= Leon Cotnareanu =

Romanian-French businessman (c.1892–1970)

Leon Cotnareanu (c. 1892 – January 2, 1970) was a Romanian-French businessman. He co-owned Le Figaro and was chairman of Coty.

== Biography ==
Cotnareanu was born c. 1892, in Romania, his father being a banker and hotelier. He had five siblings, including fellow businessman Philip Cortney. His surname originated from the town of Cotnari. He grew up in Bucharest. He studied at the University of Bucharest, Leipzig University, and the University of London. During World War I, he served as a cavalryman.

In the early 1920s, Cotnareanu moved to Paris. where he worked as a Romanian consul. There, he founded several companies with his brother, Ionel, including Petrometal and Industrial Watchmaking and Electronic Devices. He also worked as a Romanian diplomat in Nice and Monaco, until being dismissed from the position on August 19, 1940.

In 1929, Cotnareanu married Yvonne Le Baron, who was previously married to perfumer François Coty.
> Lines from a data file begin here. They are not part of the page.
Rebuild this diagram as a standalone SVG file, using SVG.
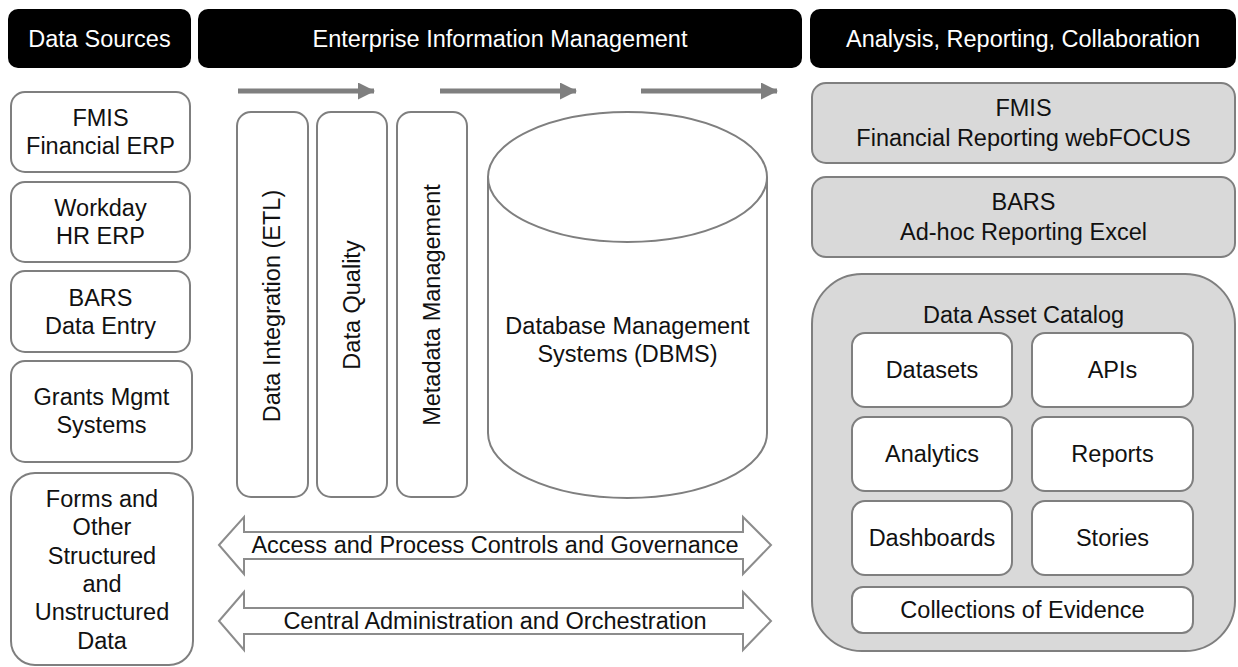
<svg xmlns="http://www.w3.org/2000/svg" width="1238" height="667" viewBox="0 0 1238 667">
<defs>
<style>
text{font-family:"Liberation Sans",Arial,sans-serif;font-size:23.5px;fill:#111;text-anchor:middle}
.hdr rect{fill:#000}
.hdr text{fill:#fff}
.box{fill:#fff;stroke:#7f7f7f;stroke-width:2}
.gbox{fill:#d9d9d9;stroke:#7f7f7f;stroke-width:2}
.flow{stroke:#7f7f7f;stroke-width:5;fill:none}
.dbl{fill:#fff;stroke:#8c8c8c;stroke-width:2}
</style>
<marker id="ah" markerUnits="userSpaceOnUse" markerWidth="18" markerHeight="18" refX="16" refY="8.5" orient="auto">
<path d="M0,0 L17,8.5 L0,17 Z" fill="#7f7f7f"/>
</marker>
</defs>
<rect width="1238" height="667" fill="#fff"/>

<g id="hdr-sources" class="hdr"><rect x="8" y="9" width="183" height="59" rx="10"/><text x="99.5" y="47">Data Sources</text></g>
<g id="hdr-eim" class="hdr"><rect x="198" y="9" width="604" height="59" rx="10"/><text x="500" y="47">Enterprise Information Management</text></g>
<g id="hdr-arc" class="hdr"><rect x="810" y="9" width="426" height="59" rx="10"/><text x="1023" y="47">Analysis, Reporting, Collaboration</text></g>

<g id="src-fmis"><rect class="box" x="11" y="92" width="179" height="80" rx="14"/><text x="100.5" y="126">FMIS</text><text x="100.5" y="154">Financial ERP</text></g>
<g id="src-workday"><rect class="box" x="11" y="182" width="179" height="80" rx="14"/><text x="100.5" y="216">Workday</text><text x="100.5" y="244">HR ERP</text></g>
<g id="src-bars"><rect class="box" x="11" y="271" width="179" height="81" rx="14"/><text x="100.5" y="306">BARS</text><text x="100.5" y="334">Data Entry</text></g>
<g id="src-grants"><rect class="box" x="11" y="361" width="181" height="101" rx="14"/><text x="101.5" y="405">Grants Mgmt</text><text x="101.5" y="433">Systems</text></g>
<g id="src-forms"><rect class="box" x="11" y="473" width="182" height="192" rx="24"/>
<text x="102" y="507">Forms and</text><text x="102" y="535">Other</text><text x="102" y="564">Structured</text><text x="102" y="592">and</text><text x="102" y="620">Unstructured</text><text x="102" y="649">Data</text></g>

<g id="connectors">
<line class="flow" x1="238" y1="91" x2="374" y2="91" marker-end="url(#ah)"/>
<line class="flow" x1="440" y1="91" x2="576" y2="91" marker-end="url(#ah)"/>
<line class="flow" x1="641" y1="91" x2="777" y2="91" marker-end="url(#ah)"/>
</g>

<g id="etl"><rect class="box" x="237" y="112" width="71" height="385" rx="14"/><text transform="translate(280,306) rotate(-90)">Data Integration (ETL)</text></g>
<g id="dq"><rect class="box" x="317" y="112" width="70" height="385" rx="14"/><text transform="translate(360,305) rotate(-90)">Data Quality</text></g>
<g id="meta"><rect class="box" x="397" y="112" width="70" height="385" rx="14"/><text transform="translate(440,305) rotate(-90)">Metadata Management</text></g>

<g id="dbms">
<path class="box" d="M488,177 L488,433 A139.5,65 0 0,0 767,433 L767,177"/>
<ellipse class="box" cx="627.5" cy="177" rx="139.5" ry="65"/>
<text x="627.5" y="334">Database Management</text><text x="627.5" y="362">Systems (DBMS)</text>
</g>

<g id="access"><path class="dbl" d="M219,545 L244,517 L244,532 L743,532 L743,517 L771,545 L743,574 L743,559 L244,559 L244,574 Z"/><text x="495" y="553">Access and Process Controls and Governance</text></g>
<g id="central"><path class="dbl" d="M219,621 L244,592 L244,608 L743,608 L743,592 L771,621 L743,650 L743,634 L244,634 L244,650 Z"/><text x="495" y="629">Central Administration and Orchestration</text></g>

<g id="out-fmis"><rect class="gbox" x="812" y="83" width="423" height="80" rx="14"/><text x="1023.5" y="116">FMIS</text><text x="1023.5" y="146">Financial Reporting webFOCUS</text></g>
<g id="out-bars"><rect class="gbox" x="812" y="177" width="423" height="80" rx="14"/><text x="1023.5" y="210">BARS</text><text x="1023.5" y="240">Ad-hoc Reporting Excel</text></g>

<g id="catalog">
<rect class="gbox" x="812" y="274" width="423" height="377" rx="50"/>
<text x="1023.5" y="323">Data Asset Catalog</text>
<g id="datasets"><rect class="box" x="852" y="333" width="160" height="74" rx="13"/><text x="932" y="378">Datasets</text></g>
<g id="apis"><rect class="box" x="1032" y="333" width="161" height="74" rx="13"/><text x="1112.5" y="378">APIs</text></g>
<g id="analytics"><rect class="box" x="852" y="417" width="160" height="74" rx="13"/><text x="932" y="462">Analytics</text></g>
<g id="reports"><rect class="box" x="1032" y="417" width="161" height="74" rx="13"/><text x="1112.5" y="462">Reports</text></g>
<g id="dashboards"><rect class="box" x="852" y="501" width="160" height="74" rx="13"/><text x="932" y="546">Dashboards</text></g>
<g id="stories"><rect class="box" x="1032" y="501" width="161" height="74" rx="13"/><text x="1112.5" y="546">Stories</text></g>
<g id="evidence"><rect class="box" x="852" y="587" width="341" height="46" rx="11"/><text x="1022.5" y="618">Collections of Evidence</text></g>
</g>
</svg>
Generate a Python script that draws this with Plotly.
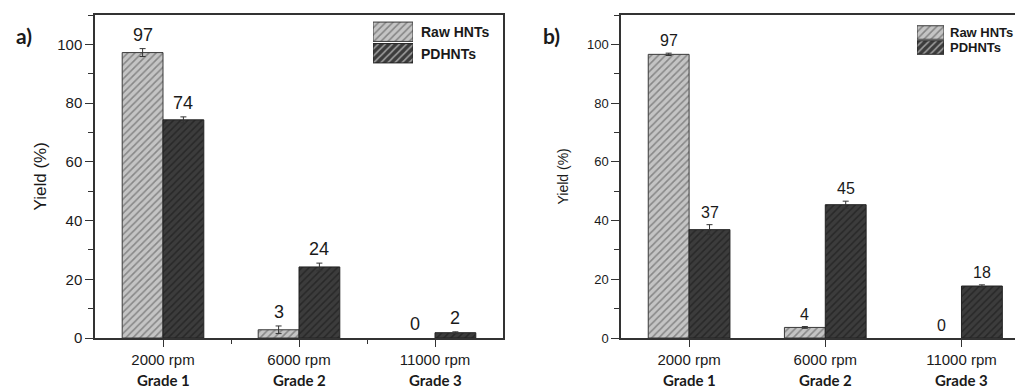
import plotly.graph_objects as go

categories = ["2000 rpm", "6000 rpm", "11000 rpm"]
grades = ["Grade 1", "Grade 2", "Grade 3"]
series_names = ["Raw HNTs", "PDHNTs"]

# panel a
a_raw = [97.2, 2.8, 0.0]
a_raw_err = [1.35, 1.3, None]
a_pd = [74.3, 24.2, 1.8]
a_pd_err = [1.0, 1.3, 0.3]

# panel b
b_raw = [96.6, 3.6, 0.0]
b_raw_err = [0.4, 0.3, None]
b_pd = [36.9, 45.4, 17.7]
b_pd_err = [1.7, 1.2, 0.4]

yticks = [0, 20, 40, 60, 80, 100]

W, H = 1015, 388
T, B = 15, 50
PH = H - T - B
AX = "#333333"
TXT = "#1a1a1a"

RAW_BG, RAW_FG = "#c4c4c4", "#4a4a4a"
PD_BG, PD_FG = "#3c3c3c", "#141414"


def style(bg, fg, edge):
    return dict(color=bg, line=dict(color=edge, width=1),
                pattern=dict(shape="/", fgcolor=fg, bgcolor=bg, size=5, solidity=0.32))


def shown(vals):
    # a zero-height bar is drawn as nothing (only its "0" label remains)
    return [v if v > 0 else None for v in vals]


def py(px):
    """pixel row -> paper y"""
    return (H - B - px) / PH


xs = list(range(len(categories)))
fig = go.Figure()


def add_panel(raw, raw_err, pdv, pd_err, xa, ya):
    fig.add_trace(go.Bar(x=xs, y=shown(raw), name=series_names[0], marker=style(RAW_BG, RAW_FG, "#3a3a3a"),
                         offsetgroup="r", showlegend=False,
                         error_y=dict(type="data", array=raw_err, color=AX, thickness=1, width=3),
                         xaxis=xa, yaxis=ya))
    fig.add_trace(go.Bar(x=xs, y=shown(pdv), name=series_names[1], marker=style(PD_BG, PD_FG, "#222222"),
                         offsetgroup="p", showlegend=False,
                         error_y=dict(type="data", array=pd_err, color=AX, thickness=1, width=3),
                         xaxis=xa, yaxis=ya))


add_panel(a_raw, a_raw_err, a_pd, a_pd_err, "x", "y")
add_panel(b_raw, b_raw_err, b_pd, b_pd_err, "x2", "y2")

# legend swatches (drawn as patterned bars on small helper axes)
for xa, ya in (("x3", "y3"), ("x4", "y4")):
    fig.add_trace(go.Bar(y=[1, 0], x=[1, 1], orientation="h", showlegend=False, hoverinfo="skip",
                         width=0.9,
                         marker=dict(color=[RAW_BG, PD_BG],
                                     line=dict(color=["#3a3a3a", "#222222"], width=1),
                                     pattern=dict(shape="/", fgcolor=[RAW_FG, PD_FG],
                                                  bgcolor=[RAW_BG, PD_BG], size=5, solidity=0.32)),
                         xaxis=xa, yaxis=ya))

ann = []


def value_labels(raw, raw_err, pdv, pd_err, xr, yr, size):
    for vals, errs, off in ((raw, raw_err, -0.15), (pdv, pd_err, 0.15)):
        for i, (v, e) in enumerate(zip(vals, errs)):
            ann.append(dict(x=i + off, y=v + (e or 0), xref=xr, yref=yr, text=str(round(v)),
                            showarrow=False, yanchor="bottom", yshift=2,
                            font=dict(family="Liberation Sans", size=size, color=TXT)))


value_labels(a_raw, a_raw_err, a_pd, a_pd_err, "x", "y", 18)
value_labels(b_raw, b_raw_err, b_pd, b_pd_err, "x2", "y2", 16)

for xr in ("x", "x2"):
    for i, g in enumerate(grades):
        ann.append(dict(x=i, y=0, xref=xr, yref="paper", text="<b>" + g + "</b>", showarrow=False,
                        yanchor="middle", yshift=-42,
                        font=dict(family="Lato", size=15, color=TXT)))

for txt, x in (("a)", 14), ("b)", 541)):
    ann.append(dict(x=x / W, y=py(35), xref="paper", yref="paper", text="<b>" + txt + "</b>",
                    showarrow=False, xanchor="left", yanchor="middle",
                    font=dict(family="Lato", size=21, color=TXT)))

ann.append(dict(x=40 / W, y=0.5, xref="paper", yref="paper", text="Yield (%)", textangle=-90,
                xanchor="center", showarrow=False,
                font=dict(family="Liberation Sans", size=17, color=TXT)))
ann.append(dict(x=562 / W, y=0.5, xref="paper", yref="paper", text="Yield (%)", textangle=-90,
                xanchor="center", showarrow=False,
                font=dict(family="Liberation Sans", size=14, color=TXT)))

# legend texts
for name, ypx in zip(series_names, (32, 54)):
    ann.append(dict(x=419 / W, y=py(ypx), xref="paper", yref="paper", text="<b>" + name + "</b>",
                    showarrow=False, xanchor="left", yanchor="middle",
                    font=dict(family="Liberation Sans", size=14, color=TXT)))
for name, ypx in zip(series_names, (32, 48)):
    ann.append(dict(x=948 / W, y=py(ypx), xref="paper", yref="paper", text="<b>" + name + "</b>",
                    showarrow=False, xanchor="left", yanchor="middle",
                    font=dict(family="Liberation Sans", size=13, color=TXT)))

common_x = dict(tickvals=xs, ticktext=categories, ticks="outside", ticklen=7, tickwidth=1.2,
                tickcolor=AX, showline=True, linecolor=AX, linewidth=1.5, mirror=True,
                showgrid=False, zeroline=False,
                tickfont=dict(family="Liberation Sans", size=15, color=TXT))
common_y = dict(range=[0, 110], tickvals=yticks, ticks="outside", ticklen=8, tickwidth=1.2,
                tickcolor=AX, showline=True, linecolor=AX, linewidth=1.5,
                showgrid=False, zeroline=False,
                minor=dict(dtick=10, tick0=0, ticks="outside", ticklen=5, tickcolor=AX, tickwidth=1.2))
hidden = dict(visible=False, showgrid=False, zeroline=False, fixedrange=True)

fig.update_layout(
    width=W, height=H,
    margin=dict(l=0, r=0, t=T, b=B),
    plot_bgcolor="rgba(0,0,0,0)", paper_bgcolor="white",
    barmode="group", bargap=0.4, bargroupgap=0,
    showlegend=False,
    xaxis=dict(domain=[95 / W, 503 / W], range=[-0.5, 2.5], anchor="y",
               minor=dict(tickvals=[0.5, 1.5], ticks="outside", ticklen=4, tickcolor=AX, tickwidth=1.2),
               **common_x),
    yaxis=dict(domain=[0, 1], anchor="x", mirror=True,
               tickfont=dict(family="Liberation Sans", size=15, color=TXT), **common_y),
    xaxis2=dict(domain=[621 / W, 1.0], range=[-0.5, 2.393], anchor="y2", **common_x),
    yaxis2=dict(domain=[0, 1], anchor="x2", mirror=False,
                tickfont=dict(family="Liberation Sans", size=13, color=TXT), **common_y),
    xaxis3=dict(domain=[373 / W, 413 / W], range=[0, 1], anchor="y3", **hidden),
    yaxis3=dict(domain=[py(64), py(21)], range=[-0.5, 1.5], anchor="x3", **hidden),
    xaxis4=dict(domain=[917 / W, 944 / W], range=[0, 1], anchor="y4", **hidden),
    yaxis4=dict(domain=[py(55), py(25)], range=[-0.5, 1.5], anchor="x4", **hidden),
    annotations=ann,
)

fig.write_html("out.html")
Cotnareanu and Yvonne had met at a casino in Nice in the early 1920s, where Yvonne went to elude Coty, and Cotnareanu to discuss business; Yvonne was dissatisfied with her marriagr to Coty, so fell in love with Cornareanu.

Due to his connection to Coty, Cotnareanu became an associate of his companies. He co-owned Le Figaro and served as vice-chairman of its board of directors. During World War II, he helped publish the paper while in the United States, though its publication ceased on November 10, 1942, being re-established following the war. Businessman Jean Prouvost had funded the newspaper during the war, and to repay his funding, editor Pierre Brisson made a deal in which Cotnareanu would continue funding the paper's operation thereafter. From 1939 to 1963, he also served as director of Coty.

Coty was Jewish, which led to Coty pushing antisemitism in Le Figaro. He held the Legion of Honour. For leisure, he golfed and yatched, as well as collected books and art. He died on January 2, 1970, aged 78, in Geneva, from illness.